Kevin Smith's third film as a writer-director-actor hyphenate is going to piss off a lot of politically correct people. It's a love story between two cartoonists: Alyssa Jones (Joey Lauren Adams), a lesbian, and Holden McNeil (Ben Affleck), a straight guy. See my point? Hang on. Smith's second film, Mallrats, pissed off a lot of people, too. That's because it wasn't as good as his first film, Clerks. In fact, Mallrats really sucked.

Chasing Amy, the last in Smith's New Jersey trilogy, is very good indeed. It's a rude blast of gleeful provocation, a farce about emotional pain, a drama about sexual slapstick. At the Sundance Film Festival screening, those who didn't join in the standing ovation at the end bristled at Smith for pretending he knew anything about lesbians. Smith seemed to enjoy the shit storm he'd stirred up.

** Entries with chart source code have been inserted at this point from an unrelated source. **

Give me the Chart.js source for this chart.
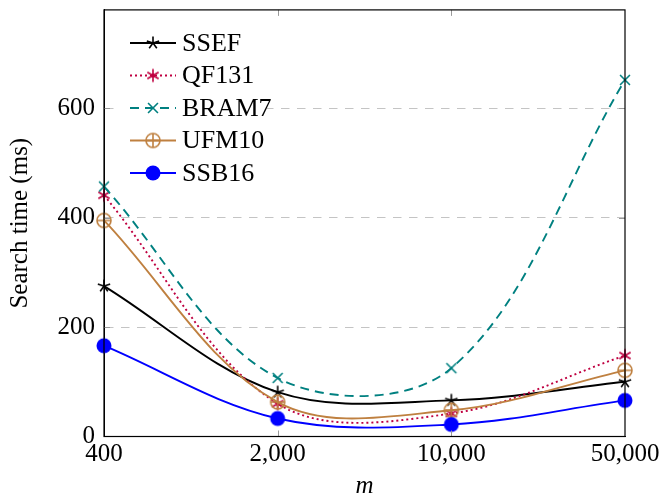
<!DOCTYPE html>
<html lang="en">
<head>
<meta charset="UTF-8">
<title>Search time</title>
<script src="https://cdn.jsdelivr.net/npm/chart.js"></script>
<style>
  body { margin: 0; background: #fff; }
  #wrap { width: 663px; height: 501px; }
</style>
</head>
<body>
<div id="wrap"><canvas id="searchChart"></canvas></div>
<script>
// pattern length m (log spaced, so drawn as evenly spaced categories)
const patternLengths = ['400', '2,000', '10,000', '50,000'];
const ssef  = [275, 81, 66, 100];
const qf131 = [441, 60, 42, 148];
const bram7 = [457, 107, 125, 652];
const ufm10 = [395, 63, 48, 121];
const ssb16 = [166, 33, 22, 66];
const yTicks = [0, 200, 400, 600];

const FONT = "'Liberation Serif', 'DejaVu Serif', serif";

function makeMarker(draw) {
    const c = document.createElement('canvas');
    c.width = 20; c.height = 20;
    const g = c.getContext('2d');
    g.translate(10, 10);
    draw(g);
    return c;
}

function spokes(color, n, r, start) {
    return makeMarker(g => {
        g.strokeStyle = color;
        g.lineWidth = 1.6;
        g.beginPath();
        for (let k = 0; k < n; k++) {
            const a = start + k * 2 * Math.PI / n;
            g.moveTo(0, 0);
            g.lineTo(r * Math.cos(a), -r * Math.sin(a));
        }
        g.stroke();
    });
}

const starMark = spokes('#000000', 5, 6.5, Math.PI / 2);
const asteriskMark = spokes('#bf0040', 6, 6.5, Math.PI / 2);
const crossMark = spokes('#008080', 4, 7, Math.PI / 4);
const oplusMark = makeMarker(g => {
    g.strokeStyle = '#bf8040';
    g.lineWidth = 1.6;
    g.beginPath();
    g.arc(0, 0, 7, 0, 2 * Math.PI);
    g.moveTo(-7, 0); g.lineTo(7, 0);
    g.moveTo(0, -7); g.lineTo(0, 7);
    g.stroke();
});
const dotMark = makeMarker(g => {
    g.fillStyle = '#0000ff';
    g.beginPath();
    g.arc(0, 0, 7.5, 0, 2 * Math.PI);
    g.fill();
});

function series(label, data, color, mark, dash, order) {
    return {
        label: label,
        data: data,
        borderColor: color,
        backgroundColor: color,
        borderWidth: 1.9,
        borderDash: dash,
        pointStyle: mark,
        pointRadius: 8,
        tension: 0.35,
        fill: false,
        clip: false,
        order: order
    };
}

// inward tick marks on all four sides, like the original frame
const frameTicks = {
    id: 'frameTicks',
    afterDatasetsDraw(chart) {
        const { ctx, chartArea: a, scales } = chart;
        ctx.save();
        ctx.strokeStyle = '#999';
        ctx.lineWidth = 1;
        ctx.beginPath();
        yTicks.slice(1).forEach(v => {
            const y = Math.round(scales.y.getPixelForValue(v)) + 0.5;
            ctx.moveTo(a.left, y); ctx.lineTo(a.left + 6, y);
            ctx.moveTo(a.right, y); ctx.lineTo(a.right - 6, y);
        });
        patternLengths.forEach((l, i) => {
            if (i === 0 || i === patternLengths.length - 1) return;
            const x = Math.round(scales.x.getPixelForValue(i)) + 0.5;
            ctx.moveTo(x, a.bottom); ctx.lineTo(x, a.bottom - 6);
            ctx.moveTo(x, a.top); ctx.lineTo(x, a.top + 6);
        });
        ctx.stroke();
        ctx.strokeStyle = '#000';
        ctx.lineWidth = 1.2;
        ctx.strokeRect(a.left, a.top, a.right - a.left, a.bottom - a.top);
        ctx.restore();
    }
};

// legend inside the plot: line sample, marker, name
const insideLegend = {
    id: 'insideLegend',
    afterDraw(chart) {
        const ctx = chart.ctx;
        const sets = chart.data.datasets;
        ctx.save();
        ctx.fillStyle = '#fff';
        ctx.fillRect(117, 24, 150, 166);
        sets.forEach((ds, i) => {
            const y = 43 + i * 32.5;
            ctx.strokeStyle = ds.borderColor;
            ctx.lineWidth = ds.borderWidth;
            ctx.setLineDash(ds.borderDash);
            ctx.beginPath();
            ctx.moveTo(130, y); ctx.lineTo(176, y);
            ctx.stroke();
            ctx.setLineDash([]);
            ctx.drawImage(ds.pointStyle, 153 - 10, y - 10);
            ctx.fillStyle = '#000';
            ctx.font = '26px ' + FONT;
            ctx.textBaseline = 'middle';
            ctx.fillText(ds.label, 182, y + 1);
        });
        ctx.restore();
    }
};

new Chart(document.getElementById('searchChart'), {
    type: 'line',
    data: {
        labels: patternLengths,
        datasets: [
            series('SSEF', ssef, '#000000', starMark, [], 4),
            series('QF131', qf131, '#bf0040', asteriskMark, [2, 3], 3),
            series('BRAM7', bram7, '#008080', crossMark, [9, 6], 2),
            series('UFM10', ufm10, '#bf8040', oplusMark, [], 1),
            series('SSB16', ssb16, '#0000ff', dotMark, [], 0)
        ]
    },
    options: {
        responsive: true,
        maintainAspectRatio: false,
        animation: false,
        layout: { padding: { left: 0, top: 7, right: 38, bottom: 0 } },
        plugins: {
            legend: { display: false },
            tooltip: { enabled: false }
        },
        scales: {
            x: {
                type: 'category',
                offset: false,
                grid: { display: false, drawTicks: false },
                border: { color: '#000', width: 1 },
                ticks: { color: '#000', padding: 3, font: { family: FONT, size: 25 } },
                title: {
                    display: true, text: 'm', color: '#000', padding: { top: 7, bottom: 0 },
                    font: { family: FONT, size: 25, style: 'italic' }
                },
                afterFit(scale) {
                    scale.height = 64.5;
                    scale.paddingLeft = 0;
                    scale.paddingRight = 0;
                }
            },
            y: {
                min: 0,
                max: 780,
                afterBuildTicks(scale) { scale.ticks = yTicks.map(v => ({ value: v })); },
                grid: {
                    drawTicks: false,
                    color: ctx => ctx.tick && ctx.tick.value === 0 ? 'rgba(0,0,0,0)' : '#c4c4c4',
                    lineWidth: 1
                },
                border: { color: '#000', width: 1, dash: [8.5, 7.5] },
                ticks: { color: '#000', padding: 9, font: { family: FONT, size: 25 } },
                title: {
                    display: true, text: 'Search time (ms)', color: '#000', padding: { top: 5, bottom: 0 },
                    font: { family: FONT, size: 25 }
                },
                afterFit(scale) {
                    scale.width = 104;
                    scale.paddingTop = 0;
                    scale.paddingBottom = 0;
                }
            }
        }
    },
    plugins: [frameTicks, insideLegend]
});
</script>
</body>
</html>
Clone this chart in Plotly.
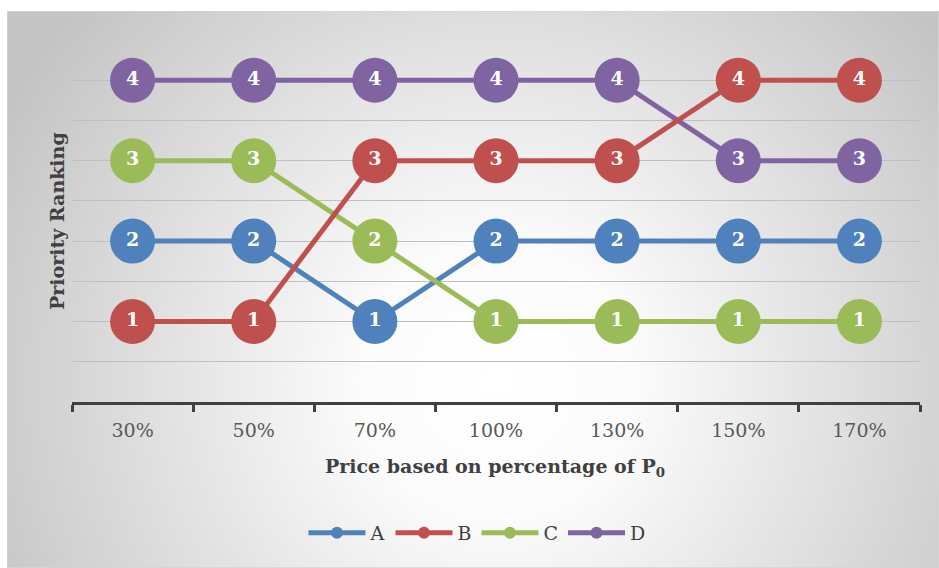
import base64
import plotly.graph_objects as go

# ---- data ----
categories = ["30%", "50%", "70%", "100%", "130%", "150%", "170%"]
series_names = ["A", "B", "C", "D"]
rank_A = [2, 2, 1, 2, 2, 2, 2]
rank_B = [1, 1, 3, 3, 3, 4, 4]
rank_C = [3, 3, 2, 1, 1, 1, 1]
rank_D = [4, 4, 4, 4, 4, 3, 3]
x_title = "Price based on percentage of P<sub>0</sub>"
y_title = "Priority Ranking"

colors = {"A": "#4F81BD", "B": "#C0504D", "C": "#9BBB59", "D": "#8064A2"}
values = {"A": rank_A, "B": rank_B, "C": rank_C, "D": rank_D}
legend_rank = {"A": 1, "B": 2, "C": 3, "D": 4}
draw_order = ["A", "C", "D", "B"]

W, H = 939, 568
ML, MR, MT, MB = 72, 19, 40, 166
PW, PH = W - ML - MR, H - MT - MB

def px_x(p):
    return (p - ML) / PW

def px_y(p):
    return (H - MB - p) / PH

FONT = "DejaVu Serif"

fig = go.Figure()

for s in draw_order:
    fig.add_trace(go.Scatter(
        x=categories, y=values[s], name=s, mode="lines+markers",
        line=dict(color=colors[s], width=5),
        marker=dict(color=colors[s], size=45, line=dict(width=0)),
        legendrank=legend_rank[s], hoverinfo="skip",
    ))

for s in draw_order:
    fig.add_trace(go.Scatter(
        x=categories, y=values[s], mode="text", showlegend=False,
        text=[str(v) for v in values[s]],
        textposition="middle center",
        textfont=dict(family=FONT, size=19, color="white", weight="bold"),
        hoverinfo="skip",
    ))

# radial gradient background (style only)
svg = (
    '<svg xmlns="http://www.w3.org/2000/svg" width="932" height="557" viewBox="0 0 932 557" preserveAspectRatio="none">'
    '<defs><radialGradient id="g" cx="490" cy="370" r="560" gradientUnits="userSpaceOnUse">'
    '<stop offset="0" stop-color="#ffffff"/><stop offset="0.25" stop-color="#fbfbfb"/>'
    '<stop offset="1" stop-color="#c4c4c4"/></radialGradient></defs>'
    '<rect x="0" y="0" width="932" height="557" fill="url(#g)" stroke="#d4d4d4" stroke-width="1.5"/></svg>'
)
src = "data:image/svg+xml;base64," + base64.b64encode(svg.encode()).decode()
bx0, by0, bx1, by1 = 7, 11, 939, 568
fig.add_layout_image(dict(
    source=src, xref="paper", yref="paper",
    x=px_x(bx0), y=px_y(by0),
    sizex=(bx1 - bx0) / PW, sizey=(by1 - by0) / PH,
    xanchor="left", yanchor="top", sizing="stretch", layer="below",
))

fig.update_layout(
    width=W, height=H,
    margin=dict(l=ML, r=MR, t=MT, b=MB),
    paper_bgcolor="white", plot_bgcolor="rgba(0,0,0,0)",
    showlegend=True,
    legend=dict(
        orientation="h", x=px_x(477), xanchor="center", y=px_y(533), yanchor="middle",
        font=dict(family=FONT, size=19, color="#404040"),
        bgcolor="rgba(0,0,0,0)", itemsizing="constant", itemwidth=57,
        traceorder="normal",
    ),
    xaxis=dict(
        type="category", range=[-0.5, 6.5], tickson="boundaries",
        showgrid=False, showline=True, linecolor="#404040", linewidth=3,
        ticks="outside", ticklen=7, tickwidth=3, tickcolor="#404040",
        tickfont=dict(family=FONT, size=19, color="#595959"),
        ticklabelstandoff=9,
    ),
    yaxis=dict(
        range=[0, 4.5], dtick=0.5, tick0=0, showticklabels=False,
        showgrid=True, gridcolor="#bfbfbf", gridwidth=1.2,
        zeroline=False, showline=False, fixedrange=True,
    ),
    annotations=[
        dict(text="<b>" + x_title + "</b>", xref="paper", yref="paper",
             x=px_x(495), y=px_y(467), showarrow=False, xanchor="center", yanchor="middle",
             font=dict(family=FONT, size=19, color="#404040")),
        dict(text="<b>" + y_title + "</b>", xref="paper", yref="paper",
             x=px_x(57), y=px_y(221), showarrow=False, textangle=-90,
             xanchor="center", yanchor="middle",
             font=dict(family=FONT, size=19, color="#404040")),
    ],
)

fig.write_html("out.html")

The plot kicks off with Holden and his roommate, Banky Edwards (Jason Lee), at a cartoonist convention. Banky is straight, or maybe he isn't, but I'm jumping ahead. Their comic book, Bluntman and Chronic, impresses Alyssa. Holden is likewise impressed with her. After a failed stab at friendship, they try sex. Banky is appalled, as are Alyssa's lesbian friends. Holden isn't jealous of women, but when he hears of Alyssa's former sexual acrobatics with other men, he freaks out. To resolve the amatory confusion, he invites Alyssa and Banky to join him in a three-way. The suggestion makes nobody happy.

Adams may overdo her smile, but she delivers Alyssa's stand on sexual politics with bewitching persuasiveness. Affleck and Lee find a dynamic in the friendship of Holden and Banky that allows for humor and hurt. The inspiration for their lives and their comic book are Jay, played by Jason Mewes, and Silent Bob, played by Smith. The duo is featured in all three Smith movies, but never with more pointed fun than here, as Silent Bob explains to Holden what it means to be chasing an Amy. Wisdom, man, and comic nirvana.